=== PROBLEM TO SOLVE ===
Take the lines of the data below from the very first through the line containing "82.77, 82.46, 82.05];" and output them exactly, pictures excluded.

=== DATA EXCERPT ===

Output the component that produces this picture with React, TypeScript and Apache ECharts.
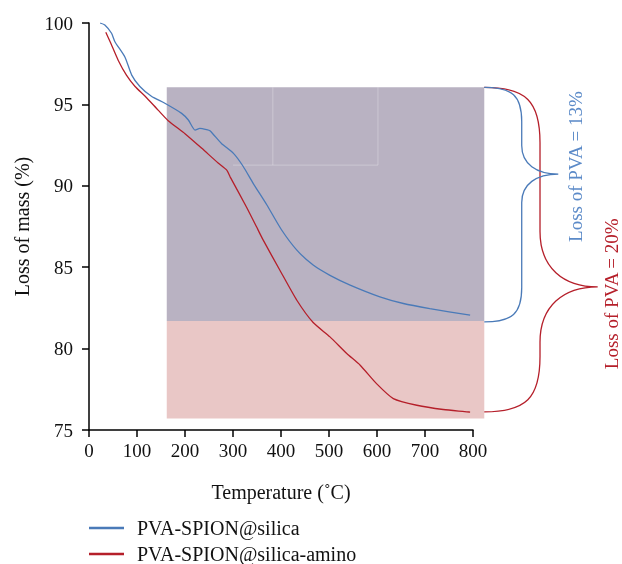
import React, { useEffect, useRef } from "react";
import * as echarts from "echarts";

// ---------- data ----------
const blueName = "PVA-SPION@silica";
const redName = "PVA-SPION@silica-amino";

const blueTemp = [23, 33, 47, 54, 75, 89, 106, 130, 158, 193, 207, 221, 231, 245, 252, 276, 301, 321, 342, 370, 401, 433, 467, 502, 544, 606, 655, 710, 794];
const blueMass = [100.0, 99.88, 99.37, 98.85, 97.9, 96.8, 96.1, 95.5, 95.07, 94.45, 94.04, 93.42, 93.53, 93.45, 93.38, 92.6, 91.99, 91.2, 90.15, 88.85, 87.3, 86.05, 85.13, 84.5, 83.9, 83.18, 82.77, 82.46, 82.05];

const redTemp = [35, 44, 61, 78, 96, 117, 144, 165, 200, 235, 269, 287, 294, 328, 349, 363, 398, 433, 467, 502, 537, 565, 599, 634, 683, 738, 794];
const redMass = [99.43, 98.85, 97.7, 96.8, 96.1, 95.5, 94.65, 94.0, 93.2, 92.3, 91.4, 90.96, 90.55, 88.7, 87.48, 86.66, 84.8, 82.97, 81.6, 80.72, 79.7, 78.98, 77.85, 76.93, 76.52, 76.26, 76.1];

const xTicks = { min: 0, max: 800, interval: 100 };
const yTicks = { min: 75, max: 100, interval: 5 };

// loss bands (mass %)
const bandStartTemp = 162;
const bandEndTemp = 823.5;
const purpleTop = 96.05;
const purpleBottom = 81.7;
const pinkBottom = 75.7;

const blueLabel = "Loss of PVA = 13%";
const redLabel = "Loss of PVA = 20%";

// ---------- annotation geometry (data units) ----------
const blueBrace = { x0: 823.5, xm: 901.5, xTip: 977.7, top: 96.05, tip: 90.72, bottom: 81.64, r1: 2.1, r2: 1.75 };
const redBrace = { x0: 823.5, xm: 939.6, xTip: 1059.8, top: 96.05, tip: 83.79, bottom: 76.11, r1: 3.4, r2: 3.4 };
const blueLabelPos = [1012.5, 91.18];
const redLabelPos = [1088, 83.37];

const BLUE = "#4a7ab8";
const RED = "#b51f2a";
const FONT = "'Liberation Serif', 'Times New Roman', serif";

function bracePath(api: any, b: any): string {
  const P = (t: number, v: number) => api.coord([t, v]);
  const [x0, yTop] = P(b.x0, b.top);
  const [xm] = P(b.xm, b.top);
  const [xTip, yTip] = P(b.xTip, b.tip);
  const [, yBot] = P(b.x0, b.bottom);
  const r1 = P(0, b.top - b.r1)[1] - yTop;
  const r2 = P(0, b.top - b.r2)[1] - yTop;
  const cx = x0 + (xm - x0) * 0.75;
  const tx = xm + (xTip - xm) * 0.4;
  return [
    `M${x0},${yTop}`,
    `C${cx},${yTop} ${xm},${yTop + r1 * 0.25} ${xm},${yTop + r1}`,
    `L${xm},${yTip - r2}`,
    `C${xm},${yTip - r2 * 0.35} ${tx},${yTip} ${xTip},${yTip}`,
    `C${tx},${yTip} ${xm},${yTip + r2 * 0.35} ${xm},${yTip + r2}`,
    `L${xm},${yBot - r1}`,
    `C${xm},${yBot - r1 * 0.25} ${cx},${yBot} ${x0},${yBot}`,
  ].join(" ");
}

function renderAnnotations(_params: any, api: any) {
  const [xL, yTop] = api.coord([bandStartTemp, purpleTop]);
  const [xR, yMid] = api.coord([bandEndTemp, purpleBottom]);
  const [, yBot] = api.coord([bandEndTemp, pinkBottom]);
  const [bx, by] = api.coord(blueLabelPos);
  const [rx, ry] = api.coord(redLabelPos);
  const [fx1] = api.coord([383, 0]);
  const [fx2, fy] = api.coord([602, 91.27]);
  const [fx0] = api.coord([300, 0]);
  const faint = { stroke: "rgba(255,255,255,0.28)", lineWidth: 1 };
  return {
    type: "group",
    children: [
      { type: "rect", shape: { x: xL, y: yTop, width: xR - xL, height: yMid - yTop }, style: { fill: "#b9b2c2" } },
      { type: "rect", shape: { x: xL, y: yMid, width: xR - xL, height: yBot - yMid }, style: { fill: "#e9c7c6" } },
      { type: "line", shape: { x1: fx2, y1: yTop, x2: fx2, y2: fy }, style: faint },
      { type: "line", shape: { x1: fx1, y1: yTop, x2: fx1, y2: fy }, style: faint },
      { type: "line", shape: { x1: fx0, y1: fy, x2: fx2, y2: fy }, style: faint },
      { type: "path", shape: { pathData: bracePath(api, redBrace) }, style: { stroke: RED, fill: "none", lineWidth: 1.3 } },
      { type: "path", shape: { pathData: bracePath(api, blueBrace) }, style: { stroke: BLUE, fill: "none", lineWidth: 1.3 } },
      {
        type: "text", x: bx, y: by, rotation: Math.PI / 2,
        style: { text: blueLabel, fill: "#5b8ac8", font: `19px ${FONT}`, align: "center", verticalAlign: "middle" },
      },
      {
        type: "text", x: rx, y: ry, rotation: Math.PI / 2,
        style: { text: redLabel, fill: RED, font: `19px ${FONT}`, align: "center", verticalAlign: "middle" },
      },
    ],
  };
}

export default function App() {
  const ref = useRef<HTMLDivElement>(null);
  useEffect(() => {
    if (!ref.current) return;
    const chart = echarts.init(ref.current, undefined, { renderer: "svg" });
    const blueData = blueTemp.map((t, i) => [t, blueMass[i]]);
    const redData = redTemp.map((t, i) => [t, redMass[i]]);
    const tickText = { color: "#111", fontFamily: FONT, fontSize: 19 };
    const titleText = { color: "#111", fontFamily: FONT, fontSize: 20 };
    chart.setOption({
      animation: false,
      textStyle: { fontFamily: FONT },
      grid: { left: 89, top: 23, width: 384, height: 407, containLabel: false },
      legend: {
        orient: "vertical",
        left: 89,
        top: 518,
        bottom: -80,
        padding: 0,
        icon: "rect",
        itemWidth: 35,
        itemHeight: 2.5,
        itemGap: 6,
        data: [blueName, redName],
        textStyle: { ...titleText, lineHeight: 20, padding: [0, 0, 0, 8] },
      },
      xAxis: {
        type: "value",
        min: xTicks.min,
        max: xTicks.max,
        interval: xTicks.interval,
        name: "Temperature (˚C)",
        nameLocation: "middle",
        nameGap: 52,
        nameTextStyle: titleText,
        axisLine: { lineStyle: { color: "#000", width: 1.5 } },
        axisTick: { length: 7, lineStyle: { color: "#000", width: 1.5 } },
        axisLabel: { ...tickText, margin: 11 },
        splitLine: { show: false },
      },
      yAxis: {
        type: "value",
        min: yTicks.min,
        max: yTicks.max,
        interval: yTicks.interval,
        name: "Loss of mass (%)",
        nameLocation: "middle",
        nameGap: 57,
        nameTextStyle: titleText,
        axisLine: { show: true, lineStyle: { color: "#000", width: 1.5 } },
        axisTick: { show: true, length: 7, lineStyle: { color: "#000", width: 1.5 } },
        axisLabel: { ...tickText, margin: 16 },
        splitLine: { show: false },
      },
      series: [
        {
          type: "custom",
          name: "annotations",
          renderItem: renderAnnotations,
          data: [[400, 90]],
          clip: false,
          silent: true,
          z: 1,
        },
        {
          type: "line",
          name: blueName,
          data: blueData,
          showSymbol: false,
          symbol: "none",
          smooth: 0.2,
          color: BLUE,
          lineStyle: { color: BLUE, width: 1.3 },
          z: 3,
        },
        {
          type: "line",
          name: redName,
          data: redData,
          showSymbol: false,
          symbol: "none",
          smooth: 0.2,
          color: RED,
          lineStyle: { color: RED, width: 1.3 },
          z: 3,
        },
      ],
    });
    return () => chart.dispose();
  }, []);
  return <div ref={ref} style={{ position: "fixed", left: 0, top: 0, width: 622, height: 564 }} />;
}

=== RESULT OF THIS EXERCISE ===
Output the component that produces this picture with React, TypeScript and Apache ECharts.
import React, { useEffect, useRef } from "react";
import * as echarts from "echarts";

// ---------- data ----------
const blueName = "PVA-SPION@silica";
const redName = "PVA-SPION@silica-amino";

const blueTemp = [23, 33, 47, 54, 75, 89, 106, 130, 158, 193, 207, 221, 231, 245, 252, 276, 301, 321, 342, 370, 401, 433, 467, 502, 544, 606, 655, 710, 794];
const blueMass = [100.0, 99.88, 99.37, 98.85, 97.9, 96.8, 96.1, 95.5, 95.07, 94.45, 94.04, 93.42, 93.53, 93.45, 93.38, 92.6, 91.99, 91.2, 90.15, 88.85, 87.3, 86.05, 85.13, 84.5, 83.9, 83.18, 82.77, 82.46, 82.05];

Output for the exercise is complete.